— START OF INPUT MATERIAL —

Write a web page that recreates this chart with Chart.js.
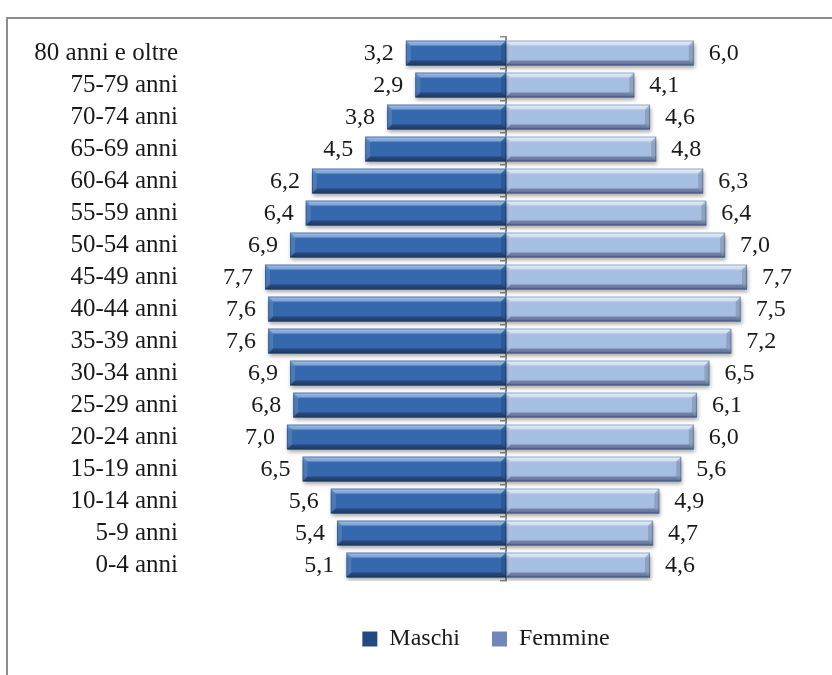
<!DOCTYPE html>
<html>
<head>
<meta charset="utf-8">
<script src="https://cdn.jsdelivr.net/npm/chart.js@4.4.0/dist/chart.umd.min.js"></script>
<style>
  html, body { margin: 0; padding: 0; background: #fff; }
  #wrap { position: relative; width: 832px; height: 675px; overflow: hidden; }
  #frame { position: absolute; left: 6px; top: 17px; width: 840px; height: 680px; border: 2px solid #8c8c8c; }
  #c { position: absolute; left: 0; top: 0; }
</style>
</head>
<body>
<div id="wrap">
  <div id="frame"></div>
  <canvas id="c" width="832" height="675"></canvas>
</div>
<script>
const classi = ['80 anni e oltre', '75-79 anni', '70-74 anni', '65-69 anni', '60-64 anni',
  '55-59 anni', '50-54 anni', '45-49 anni', '40-44 anni', '35-39 anni', '30-34 anni',
  '25-29 anni', '20-24 anni', '15-19 anni', '10-14 anni', '5-9 anni', '0-4 anni'];
const maschi  = [3.2, 2.9, 3.8, 4.5, 6.2, 6.4, 6.9, 7.7, 7.6, 7.6, 6.9, 6.8, 7.0, 6.5, 5.6, 5.4, 5.1];
const femmine = [6.0, 4.1, 4.6, 4.8, 6.3, 6.4, 7.0, 7.7, 7.5, 7.2, 6.5, 6.1, 6.0, 5.6, 4.9, 4.7, 4.6];

const FONT = 'Liberation Serif, DejaVu Serif, serif';
const BAR_PCT = 0.78;
const AXIS_GREY = '#8c8c8c';

// vertical gradient for each bar, computed from the row position on the y scale
function barFill(top, mid, bottom) {
  return function (ctx) {
    if (ctx.type !== 'data' || !ctx.chart.chartArea) return mid;
    const y = ctx.chart.scales.y;
    const cy = y.getPixelForValue(ctx.dataIndex);
    const h = (y.height / classi.length) * BAR_PCT / 2;
    const g = ctx.chart.ctx.createLinearGradient(0, cy - h, 0, cy + h);
    g.addColorStop(0, top);
    g.addColorStop(0.25, mid);
    g.addColorStop(0.75, mid);
    g.addColorStop(1, bottom);
    return g;
  };
}

function fmt(v) {
  return v.toFixed(1).replace('.', ',');
}

// shadow under the bars, bevel on top of them, then the value labels
const barDecor = {
  id: 'barDecor',
  beforeDatasetsDraw(chart) {
    const ctx = chart.ctx;
    ctx.save();
    ctx.shadowColor = 'rgba(0,0,0,0.35)';
    ctx.shadowBlur = 4;
    ctx.shadowOffsetX = 1;
    ctx.shadowOffsetY = 3;
  },
  afterDatasetsDraw(chart) {
    const ctx = chart.ctx;
    ctx.restore();

    const b = 5;
    chart.data.datasets.forEach((ds, i) => {
      chart.getDatasetMeta(i).data.forEach((bar) => {
        const xl = Math.min(bar.x, bar.base), xr = Math.max(bar.x, bar.base);
        const y0 = bar.y - bar.height / 2, y1 = bar.y + bar.height / 2;
        const poly = (pts, fill) => {
          ctx.beginPath();
          ctx.moveTo(pts[0][0], pts[0][1]);
          for (let k = 1; k < pts.length; k++) ctx.lineTo(pts[k][0], pts[k][1]);
          ctx.closePath();
          ctx.fillStyle = fill;
          ctx.fill();
        };
        poly([[xl, y0], [xr, y0], [xr - b, y0 + b], [xl + b, y0 + b]], 'rgba(255,255,255,0.35)');
        poly([[xl, y1], [xr, y1], [xr - b, y1 - b], [xl + b, y1 - b]], 'rgba(0,0,0,0.22)');
        poly([[xl, y0], [xl + b, y0 + b], [xl + b, y1 - b], [xl, y1]], 'rgba(255,255,255,0.12)');
        poly([[xr, y0], [xr - b, y0 + b], [xr - b, y1 - b], [xr, y1]], 'rgba(0,0,0,0.15)');
        ctx.strokeStyle = 'rgba(20,40,80,0.35)';
        ctx.lineWidth = 1;
        ctx.strokeRect(xl + 0.5, y0 + 0.5, xr - xl - 1, y1 - y0 - 1);
      });
    });

    ctx.save();
    ctx.font = '24px ' + FONT;
    ctx.fillStyle = '#1a1a1a';
    ctx.textBaseline = 'middle';
    chart.getDatasetMeta(0).data.forEach((bar, j) => {
      ctx.textAlign = 'right';
      ctx.fillText(fmt(maschi[j]), bar.x - 12, bar.y + 1);
    });
    chart.getDatasetMeta(1).data.forEach((bar, j) => {
      ctx.textAlign = 'left';
      ctx.fillText(fmt(femmine[j]), bar.x + 15, bar.y + 1);
    });
    ctx.restore();
  },
  afterLayout(chart) {
    // nudge the legend a little to the left of the plot centre
    chart.legend.left -= 20;
    chart.legend.right -= 20;
  }
};

new Chart(document.getElementById('c'), {
  type: 'bar',
  data: {
    labels: classi,
    datasets: [
      {
        label: 'Maschi',
        data: maschi.map(v => -v),
        backgroundColor: barFill('#5f93d2', '#3568ad', '#234a80'),
        borderWidth: 0,
        barPercentage: BAR_PCT,
        categoryPercentage: 1
      },
      {
        label: 'Femmine',
        data: femmine,
        backgroundColor: barFill('#dbe8f8', '#a6bee2', '#7088b8'),
        borderWidth: 0,
        barPercentage: BAR_PCT,
        categoryPercentage: 1
      }
    ]
  },
  options: {
    indexAxis: 'y',
    responsive: false,
    animation: false,
    layout: { padding: { left: 6, right: 13, top: 37, bottom: 14 } },
    scales: {
      x: {
        stacked: true,
        min: -10,
        max: 10,
        grid: { display: false },
        border: { display: false },
        ticks: { display: false },
        afterFit(s) { s.height = 14; }
      },
      y: {
        stacked: true,
        grid: { display: false },
        border: { display: false },
        ticks: { color: '#1a1a1a', font: { family: FONT, size: 25 }, padding: 7, autoSkip: false },
        afterFit(s) { s.width = 187; }
      },
      // centre axis with its small ticks between the age classes
      y2: {
        type: 'category',
        labels: classi,
        position: { x: 0 },
        offset: true,
        z: 1,
        grid: { display: true, drawOnChartArea: false, offset: true, tickLength: 5, color: AXIS_GREY, lineWidth: 1.5 },
        border: { display: true, color: AXIS_GREY, width: 2 },
        ticks: { display: false, autoSkip: false }
      }
    },
    plugins: {
      legend: {
        position: 'bottom',
        fullSize: false,
        labels: {
          boxWidth: 15,
          boxHeight: 15,
          padding: 32,
          color: '#1a1a1a',
          font: { family: FONT, size: 24 }
        }
      },
      tooltip: { enabled: false }
    }
  },
  plugins: [barDecor]
});
</script>
</body>
</html>
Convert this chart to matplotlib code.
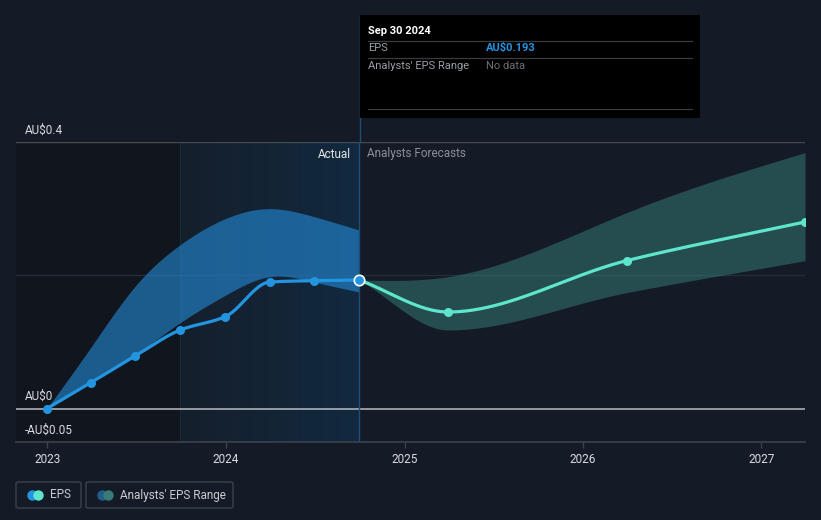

— END OF INPUT MATERIAL —

PROBLEM DETAILS:
Restate each line of the records exactly; pictures do not belong in the copy.

EXPECTED ANSWER:
Write a web page that recreates this chart with Chart.js.
<!DOCTYPE html>
<html>
<head>
<meta charset="utf-8">
<script src="https://cdn.jsdelivr.net/npm/chart.js@4.4.0/dist/chart.umd.min.js"></script>
<style>
  html, body { margin: 0; padding: 0; background: #fff; }
  #wrap { position: relative; width: 832px; height: 675px; overflow: hidden; }
  #frame { position: absolute; left: 6px; top: 17px; width: 840px; height: 680px; border: 2px solid #8c8c8c; }
  #c { position: absolute; left: 0; top: 0; }
</style>
</head>
<body>
<div id="wrap">
  <div id="frame"></div>
  <canvas id="c" width="832" height="675"></canvas>
</div>
<script>
const classi = ['80 anni e oltre', '75-79 anni', '70-74 anni', '65-69 anni', '60-64 anni',
  '55-59 anni', '50-54 anni', '45-49 anni', '40-44 anni', '35-39 anni', '30-34 anni',
  '25-29 anni', '20-24 anni', '15-19 anni', '10-14 anni', '5-9 anni', '0-4 anni'];
const maschi  = [3.2, 2.9, 3.8, 4.5, 6.2, 6.4, 6.9, 7.7, 7.6, 7.6, 6.9, 6.8, 7.0, 6.5, 5.6, 5.4, 5.1];
const femmine = [6.0, 4.1, 4.6, 4.8, 6.3, 6.4, 7.0, 7.7, 7.5, 7.2, 6.5, 6.1, 6.0, 5.6, 4.9, 4.7, 4.6];

const FONT = 'Liberation Serif, DejaVu Serif, serif';
const BAR_PCT = 0.78;
const AXIS_GREY = '#8c8c8c';

// vertical gradient for each bar, computed from the row position on the y scale
function barFill(top, mid, bottom) {
  return function (ctx) {
    if (ctx.type !== 'data' || !ctx.chart.chartArea) return mid;
    const y = ctx.chart.scales.y;
    const cy = y.getPixelForValue(ctx.dataIndex);
    const h = (y.height / classi.length) * BAR_PCT / 2;
    const g = ctx.chart.ctx.createLinearGradient(0, cy - h, 0, cy + h);
    g.addColorStop(0, top);
    g.addColorStop(0.25, mid);
    g.addColorStop(0.75, mid);
    g.addColorStop(1, bottom);
    return g;
  };
}

function fmt(v) {
  return v.toFixed(1).replace('.', ',');
}

// shadow under the bars, bevel on top of them, then the value labels
const barDecor = {
  id: 'barDecor',
  beforeDatasetsDraw(chart) {
    const ctx = chart.ctx;
    ctx.save();
    ctx.shadowColor = 'rgba(0,0,0,0.35)';
    ctx.shadowBlur = 4;
    ctx.shadowOffsetX = 1;
    ctx.shadowOffsetY = 3;
  },
  afterDatasetsDraw(chart) {
    const ctx = chart.ctx;
    ctx.restore();

    const b = 5;
    chart.data.datasets.forEach((ds, i) => {
      chart.getDatasetMeta(i).data.forEach((bar) => {
        const xl = Math.min(bar.x, bar.base), xr = Math.max(bar.x, bar.base);
        const y0 = bar.y - bar.height / 2, y1 = bar.y + bar.height / 2;
        const poly = (pts, fill) => {
          ctx.beginPath();
          ctx.moveTo(pts[0][0], pts[0][1]);
          for (let k = 1; k < pts.length; k++) ctx.lineTo(pts[k][0], pts[k][1]);
          ctx.closePath();
          ctx.fillStyle = fill;
          ctx.fill();
        };
        poly([[xl, y0], [xr, y0], [xr - b, y0 + b], [xl + b, y0 + b]], 'rgba(255,255,255,0.35)');
        poly([[xl, y1], [xr, y1], [xr - b, y1 - b], [xl + b, y1 - b]], 'rgba(0,0,0,0.22)');
        poly([[xl, y0], [xl + b, y0 + b], [xl + b, y1 - b], [xl, y1]], 'rgba(255,255,255,0.12)');
        poly([[xr, y0], [xr - b, y0 + b], [xr - b, y1 - b], [xr, y1]], 'rgba(0,0,0,0.15)');
        ctx.strokeStyle = 'rgba(20,40,80,0.35)';
        ctx.lineWidth = 1;
        ctx.strokeRect(xl + 0.5, y0 + 0.5, xr - xl - 1, y1 - y0 - 1);
      });
    });

    ctx.save();
    ctx.font = '24px ' + FONT;
    ctx.fillStyle = '#1a1a1a';
    ctx.textBaseline = 'middle';
    chart.getDatasetMeta(0).data.forEach((bar, j) => {
      ctx.textAlign = 'right';
      ctx.fillText(fmt(maschi[j]), bar.x - 12, bar.y + 1);
    });
    chart.getDatasetMeta(1).data.forEach((bar, j) => {
      ctx.textAlign = 'left';
      ctx.fillText(fmt(femmine[j]), bar.x + 15, bar.y + 1);
    });
    ctx.restore();
  },
  afterLayout(chart) {
    // nudge the legend a little to the left of the plot centre
    chart.legend.left -= 20;
    chart.legend.right -= 20;
  }
};

new Chart(document.getElementById('c'), {
  type: 'bar',
  data: {
    labels: classi,
    datasets: [
      {
        label: 'Maschi',
        data: maschi.map(v => -v),
        backgroundColor: barFill('#5f93d2', '#3568ad', '#234a80'),
        borderWidth: 0,
        barPercentage: BAR_PCT,
        categoryPercentage: 1
      },
      {
        label: 'Femmine',
        data: femmine,
        backgroundColor: barFill('#dbe8f8', '#a6bee2', '#7088b8'),
        borderWidth: 0,
        barPercentage: BAR_PCT,
        categoryPercentage: 1
      }
    ]
  },
  options: {
    indexAxis: 'y',
    responsive: false,
    animation: false,
    layout: { padding: { left: 6, right: 13, top: 37, bottom: 14 } },
    scales: {
      x: {
        stacked: true,
        min: -10,
        max: 10,
        grid: { display: false },
        border: { display: false },
        ticks: { display: false },
        afterFit(s) { s.height = 14; }
      },
      y: {
        stacked: true,
        grid: { display: false },
        border: { display: false },
        ticks: { color: '#1a1a1a', font: { family: FONT, size: 25 }, padding: 7, autoSkip: false },
        afterFit(s) { s.width = 187; }
      },
      // centre axis with its small ticks between the age classes
      y2: {
        type: 'category',
        labels: classi,
        position: { x: 0 },
        offset: true,
        z: 1,
        grid: { display: true, drawOnChartArea: false, offset: true, tickLength: 5, color: AXIS_GREY, lineWidth: 1.5 },
        border: { display: true, color: AXIS_GREY, width: 2 },
        ticks: { display: false, autoSkip: false }
      }
    },
    plugins: {
      legend: {
        position: 'bottom',
        fullSize: false,
        labels: {
          boxWidth: 15,
          boxHeight: 15,
          padding: 32,
          color: '#1a1a1a',
          font: { family: FONT, size: 24 }
        }
      },
      tooltip: { enabled: false }
    }
  },
  plugins: [barDecor]
});
</script>
</body>
</html>
Convert this chart to matplotlib code.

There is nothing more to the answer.